All of the listing below must be repeated word for word. Pictures are the only thing to omit.

- [Data section]
** BEGIN **
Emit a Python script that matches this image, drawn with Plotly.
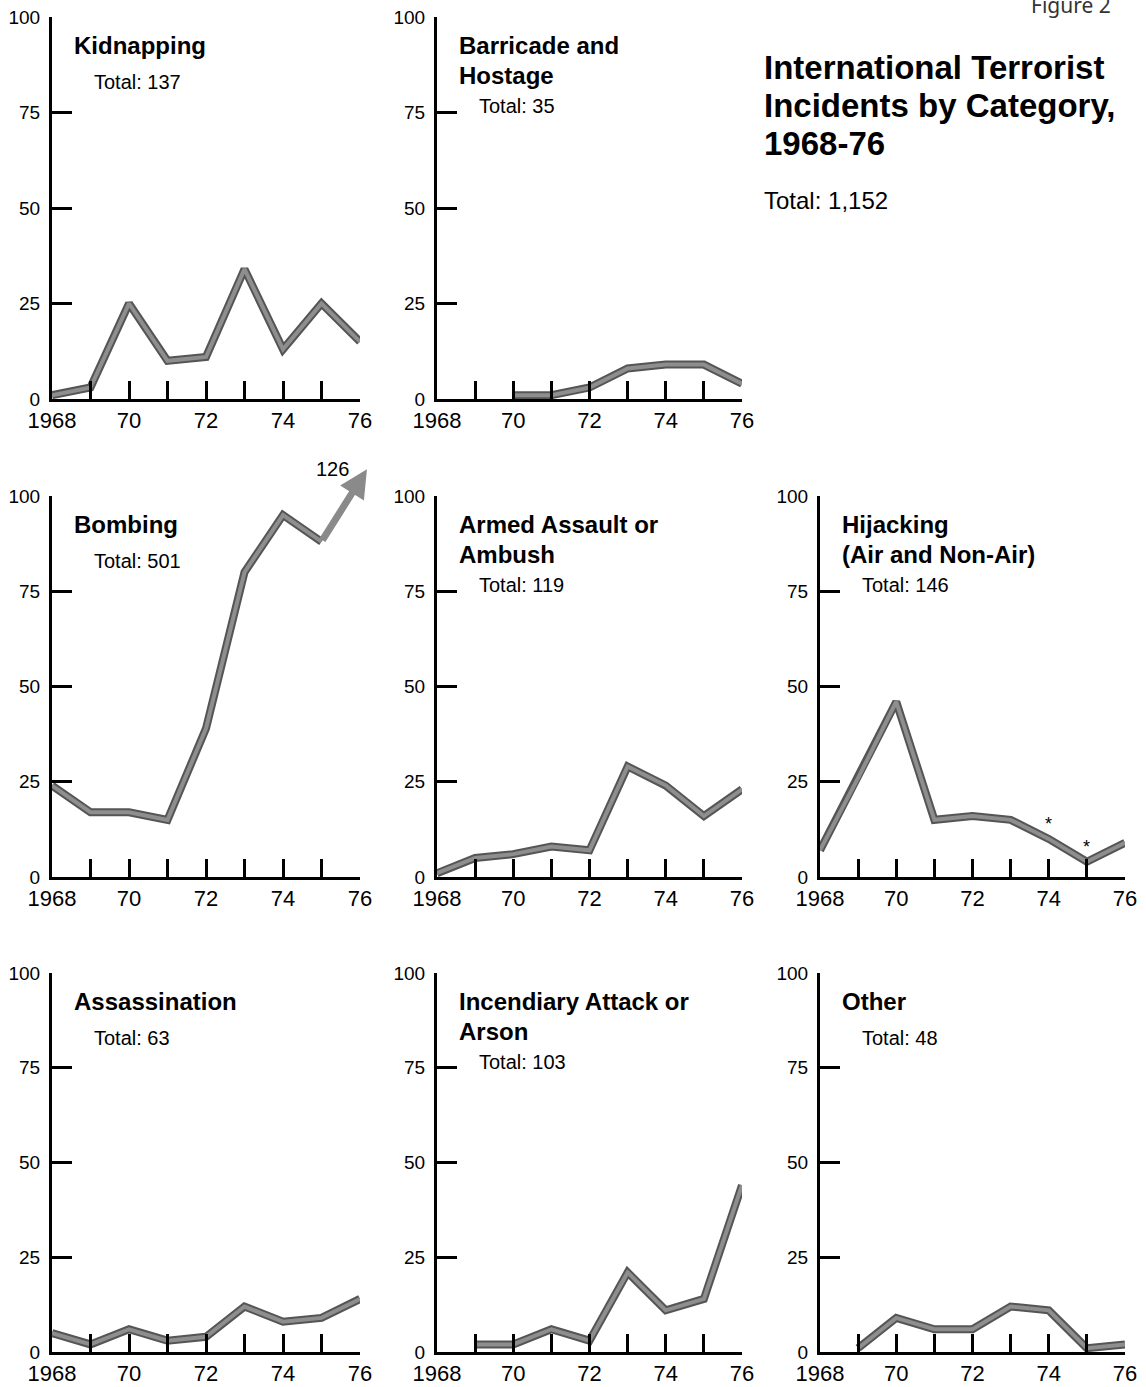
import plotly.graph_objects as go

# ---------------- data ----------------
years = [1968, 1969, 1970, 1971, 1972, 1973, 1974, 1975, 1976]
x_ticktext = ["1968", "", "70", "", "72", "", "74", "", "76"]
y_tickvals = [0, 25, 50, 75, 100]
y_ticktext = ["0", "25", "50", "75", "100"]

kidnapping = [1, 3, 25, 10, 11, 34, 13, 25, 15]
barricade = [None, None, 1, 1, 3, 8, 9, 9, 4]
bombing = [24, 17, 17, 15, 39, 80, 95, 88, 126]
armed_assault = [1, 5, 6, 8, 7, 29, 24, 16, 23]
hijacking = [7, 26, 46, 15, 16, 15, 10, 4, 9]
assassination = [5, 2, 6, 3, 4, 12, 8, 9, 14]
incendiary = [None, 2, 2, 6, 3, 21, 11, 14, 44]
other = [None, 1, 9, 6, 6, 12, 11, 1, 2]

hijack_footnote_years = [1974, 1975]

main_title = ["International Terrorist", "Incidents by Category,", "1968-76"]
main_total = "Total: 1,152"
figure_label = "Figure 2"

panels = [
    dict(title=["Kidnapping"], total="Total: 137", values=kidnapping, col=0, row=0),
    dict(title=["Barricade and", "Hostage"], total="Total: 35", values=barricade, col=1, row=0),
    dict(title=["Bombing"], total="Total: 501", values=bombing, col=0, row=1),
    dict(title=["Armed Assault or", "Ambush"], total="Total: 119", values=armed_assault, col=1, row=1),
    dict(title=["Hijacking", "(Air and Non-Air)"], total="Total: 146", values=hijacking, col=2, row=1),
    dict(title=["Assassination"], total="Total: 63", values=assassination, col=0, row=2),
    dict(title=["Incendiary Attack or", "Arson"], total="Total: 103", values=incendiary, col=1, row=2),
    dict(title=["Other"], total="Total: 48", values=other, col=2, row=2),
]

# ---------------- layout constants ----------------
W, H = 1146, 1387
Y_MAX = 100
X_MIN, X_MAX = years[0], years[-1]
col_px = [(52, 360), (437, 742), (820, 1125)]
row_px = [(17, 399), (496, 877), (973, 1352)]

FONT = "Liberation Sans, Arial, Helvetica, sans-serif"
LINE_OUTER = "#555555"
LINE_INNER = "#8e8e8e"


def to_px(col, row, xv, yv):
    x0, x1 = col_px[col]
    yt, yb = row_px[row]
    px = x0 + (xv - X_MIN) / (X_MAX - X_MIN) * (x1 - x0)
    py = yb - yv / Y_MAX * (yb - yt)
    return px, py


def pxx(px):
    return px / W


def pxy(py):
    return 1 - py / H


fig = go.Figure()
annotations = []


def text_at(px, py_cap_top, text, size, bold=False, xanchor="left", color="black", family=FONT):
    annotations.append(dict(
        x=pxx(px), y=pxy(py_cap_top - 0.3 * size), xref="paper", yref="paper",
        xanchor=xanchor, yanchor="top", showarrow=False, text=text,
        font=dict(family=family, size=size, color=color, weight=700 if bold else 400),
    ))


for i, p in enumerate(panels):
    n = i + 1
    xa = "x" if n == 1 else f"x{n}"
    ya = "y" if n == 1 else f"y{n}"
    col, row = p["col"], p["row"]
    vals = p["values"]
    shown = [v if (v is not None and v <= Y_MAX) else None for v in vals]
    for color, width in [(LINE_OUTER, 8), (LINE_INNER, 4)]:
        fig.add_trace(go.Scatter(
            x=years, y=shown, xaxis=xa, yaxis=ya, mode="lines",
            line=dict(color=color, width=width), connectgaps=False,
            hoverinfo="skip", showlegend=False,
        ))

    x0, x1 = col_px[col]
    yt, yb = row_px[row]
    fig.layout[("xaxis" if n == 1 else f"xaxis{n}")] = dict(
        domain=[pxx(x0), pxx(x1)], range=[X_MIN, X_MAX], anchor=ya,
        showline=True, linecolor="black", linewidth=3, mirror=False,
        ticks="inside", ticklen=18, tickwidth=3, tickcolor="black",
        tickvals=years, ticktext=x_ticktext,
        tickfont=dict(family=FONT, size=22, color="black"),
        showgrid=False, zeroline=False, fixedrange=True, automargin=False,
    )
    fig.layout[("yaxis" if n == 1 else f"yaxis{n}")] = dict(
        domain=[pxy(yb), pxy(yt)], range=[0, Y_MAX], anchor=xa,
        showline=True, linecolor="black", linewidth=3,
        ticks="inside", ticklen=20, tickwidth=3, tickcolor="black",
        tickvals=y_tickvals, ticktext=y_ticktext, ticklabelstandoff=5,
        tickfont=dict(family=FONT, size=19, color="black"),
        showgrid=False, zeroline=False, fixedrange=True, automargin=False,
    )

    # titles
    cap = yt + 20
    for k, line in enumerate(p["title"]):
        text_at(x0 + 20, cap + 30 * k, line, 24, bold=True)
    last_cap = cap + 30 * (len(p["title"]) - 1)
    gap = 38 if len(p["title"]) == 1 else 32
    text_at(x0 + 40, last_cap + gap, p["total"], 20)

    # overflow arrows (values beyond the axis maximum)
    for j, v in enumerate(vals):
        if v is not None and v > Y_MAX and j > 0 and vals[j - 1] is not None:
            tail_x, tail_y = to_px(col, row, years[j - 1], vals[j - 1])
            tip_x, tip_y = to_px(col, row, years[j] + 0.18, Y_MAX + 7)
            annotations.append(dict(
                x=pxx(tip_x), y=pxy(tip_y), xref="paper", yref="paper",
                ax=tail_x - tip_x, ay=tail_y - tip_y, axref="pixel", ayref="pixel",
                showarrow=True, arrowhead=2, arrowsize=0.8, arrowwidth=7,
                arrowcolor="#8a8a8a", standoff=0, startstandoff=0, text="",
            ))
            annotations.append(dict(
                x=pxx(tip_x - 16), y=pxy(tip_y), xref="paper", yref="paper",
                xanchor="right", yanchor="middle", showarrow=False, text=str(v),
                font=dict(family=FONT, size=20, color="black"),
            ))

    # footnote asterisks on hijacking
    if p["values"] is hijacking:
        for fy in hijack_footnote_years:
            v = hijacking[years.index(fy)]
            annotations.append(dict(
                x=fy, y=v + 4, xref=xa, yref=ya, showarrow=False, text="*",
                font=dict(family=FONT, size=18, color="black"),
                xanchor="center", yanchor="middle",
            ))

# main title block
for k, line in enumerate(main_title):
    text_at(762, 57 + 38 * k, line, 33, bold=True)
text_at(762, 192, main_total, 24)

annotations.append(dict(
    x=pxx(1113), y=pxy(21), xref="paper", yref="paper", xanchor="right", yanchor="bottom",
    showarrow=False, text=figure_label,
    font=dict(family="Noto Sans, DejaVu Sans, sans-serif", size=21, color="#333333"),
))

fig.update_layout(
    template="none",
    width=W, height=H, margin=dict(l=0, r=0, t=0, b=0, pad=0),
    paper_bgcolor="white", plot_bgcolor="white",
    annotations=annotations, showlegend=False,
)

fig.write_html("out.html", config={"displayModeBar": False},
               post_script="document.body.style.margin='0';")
** END **
- [Exercise answer]
Emit a Python script that matches this image, drawn with Plotly.
import plotly.graph_objects as go

# ---------------- data ----------------
years = [1968, 1969, 1970, 1971, 1972, 1973, 1974, 1975, 1976]
x_ticktext = ["1968", "", "70", "", "72", "", "74", "", "76"]
y_tickvals = [0, 25, 50, 75, 100]
y_ticktext = ["0", "25", "50", "75", "100"]

kidnapping = [1, 3, 25, 10, 11, 34, 13, 25, 15]
barricade = [None, None, 1, 1, 3, 8, 9, 9, 4]
bombing = [24, 17, 17, 15, 39, 80, 95, 88, 126]
armed_assault = [1, 5, 6, 8, 7, 29, 24, 16, 23]
hijacking = [7, 26, 46, 15, 16, 15, 10, 4, 9]
assassination = [5, 2, 6, 3, 4, 12, 8, 9, 14]
incendiary = [None, 2, 2, 6, 3, 21, 11, 14, 44]
other = [None, 1, 9, 6, 6, 12, 11, 1, 2]

hijack_footnote_years = [1974, 1975]

main_title = ["International Terrorist", "Incidents by Category,", "1968-76"]
main_total = "Total: 1,152"
figure_label = "Figure 2"

panels = [
    dict(title=["Kidnapping"], total="Total: 137", values=kidnapping, col=0, row=0),
    dict(title=["Barricade and", "Hostage"], total="Total: 35", values=barricade, col=1, row=0),
    dict(title=["Bombing"], total="Total: 501", values=bombing, col=0, row=1),
    dict(title=["Armed Assault or", "Ambush"], total="Total: 119", values=armed_assault, col=1, row=1),
    dict(title=["Hijacking", "(Air and Non-Air)"], total="Total: 146", values=hijacking, col=2, row=1),
    dict(title=["Assassination"], total="Total: 63", values=assassination, col=0, row=2),
    dict(title=["Incendiary Attack or", "Arson"], total="Total: 103", values=incendiary, col=1, row=2),
    dict(title=["Other"], total="Total: 48", values=other, col=2, row=2),
]

# ---------------- layout constants ----------------
W, H = 1146, 1387
Y_MAX = 100
X_MIN, X_MAX = years[0], years[-1]
col_px = [(52, 360), (437, 742), (820, 1125)]
row_px = [(17, 399), (496, 877), (973, 1352)]

FONT = "Liberation Sans, Arial, Helvetica, sans-serif"
LINE_OUTER = "#555555"
LINE_INNER = "#8e8e8e"


def to_px(col, row, xv, yv):
    x0, x1 = col_px[col]
    yt, yb = row_px[row]
    px = x0 + (xv - X_MIN) / (X_MAX - X_MIN) * (x1 - x0)
    py = yb - yv / Y_MAX * (yb - yt)
    return px, py


def pxx(px):
    return px / W


def pxy(py):
    return 1 - py / H


fig = go.Figure()
annotations = []


def text_at(px, py_cap_top, text, size, bold=False, xanchor="left", color="black", family=FONT):
    annotations.append(dict(
        x=pxx(px), y=pxy(py_cap_top - 0.3 * size), xref="paper", yref="paper",
        xanchor=xanchor, yanchor="top", showarrow=False, text=text,
        font=dict(family=family, size=size, color=color, weight=700 if bold else 400),
    ))


for i, p in enumerate(panels):
    n = i + 1
    xa = "x" if n == 1 else f"x{n}"
    ya = "y" if n == 1 else f"y{n}"
    col, row = p["col"], p["row"]
    vals = p["values"]
    shown = [v if (v is not None and v <= Y_MAX) else None for v in vals]
    for color, width in [(LINE_OUTER, 8), (LINE_INNER, 4)]:
        fig.add_trace(go.Scatter(
            x=years, y=shown, xaxis=xa, yaxis=ya, mode="lines",
            line=dict(color=color, width=width), connectgaps=False,
            hoverinfo="skip", showlegend=False,
        ))

    x0, x1 = col_px[col]
    yt, yb = row_px[row]
    fig.layout[("xaxis" if n == 1 else f"xaxis{n}")] = dict(
        domain=[pxx(x0), pxx(x1)], range=[X_MIN, X_MAX], anchor=ya,
        showline=True, linecolor="black", linewidth=3, mirror=False,
        ticks="inside", ticklen=18, tickwidth=3, tickcolor="black",
        tickvals=years, ticktext=x_ticktext,
        tickfont=dict(family=FONT, size=22, color="black"),
        showgrid=False, zeroline=False, fixedrange=True, automargin=False,
    )
    fig.layout[("yaxis" if n == 1 else f"yaxis{n}")] = dict(
        domain=[pxy(yb), pxy(yt)], range=[0, Y_MAX], anchor=xa,
        showline=True, linecolor="black", linewidth=3,
        ticks="inside", ticklen=20, tickwidth=3, tickcolor="black",
        tickvals=y_tickvals, ticktext=y_ticktext, ticklabelstandoff=5,
        tickfont=dict(family=FONT, size=19, color="black"),
        showgrid=False, zeroline=False, fixedrange=True, automargin=False,
    )

    # titles
    cap = yt + 20
    for k, line in enumerate(p["title"]):
        text_at(x0 + 20, cap + 30 * k, line, 24, bold=True)
    last_cap = cap + 30 * (len(p["title"]) - 1)
    gap = 38 if len(p["title"]) == 1 else 32
    text_at(x0 + 40, last_cap + gap, p["total"], 20)

    # overflow arrows (values beyond the axis maximum)
    for j, v in enumerate(vals):
        if v is not None and v > Y_MAX and j > 0 and vals[j - 1] is not None:
            tail_x, tail_y = to_px(col, row, years[j - 1], vals[j - 1])
            tip_x, tip_y = to_px(col, row, years[j] + 0.18, Y_MAX + 7)
            annotations.append(dict(
                x=pxx(tip_x), y=pxy(tip_y), xref="paper", yref="paper",
                ax=tail_x - tip_x, ay=tail_y - tip_y, axref="pixel", ayref="pixel",
                showarrow=True, arrowhead=2, arrowsize=0.8, arrowwidth=7,
                arrowcolor="#8a8a8a", standoff=0, startstandoff=0, text="",
            ))
            annotations.append(dict(
                x=pxx(tip_x - 16), y=pxy(tip_y), xref="paper", yref="paper",
                xanchor="right", yanchor="middle", showarrow=False, text=str(v),
                font=dict(family=FONT, size=20, color="black"),
            ))

    # footnote asterisks on hijacking
    if p["values"] is hijacking:
        for fy in hijack_footnote_years:
            v = hijacking[years.index(fy)]
            annotations.append(dict(
                x=fy, y=v + 4, xref=xa, yref=ya, showarrow=False, text="*",
                font=dict(family=FONT, size=18, color="black"),
                xanchor="center", yanchor="middle",
            ))

# main title block
for k, line in enumerate(main_title):
    text_at(762, 57 + 38 * k, line, 33, bold=True)
text_at(762, 192, main_total, 24)

annotations.append(dict(
    x=pxx(1113), y=pxy(21), xref="paper", yref="paper", xanchor="right", yanchor="bottom",
    showarrow=False, text=figure_label,
    font=dict(family="Noto Sans, DejaVu Sans, sans-serif", size=21, color="#333333"),
))

fig.update_layout(
    template="none",
    width=W, height=H, margin=dict(l=0, r=0, t=0, b=0, pad=0),
    paper_bgcolor="white", plot_bgcolor="white",
    annotations=annotations, showlegend=False,
)

fig.write_html("out.html", config={"displayModeBar": False},
               post_script="document.body.style.margin='0';")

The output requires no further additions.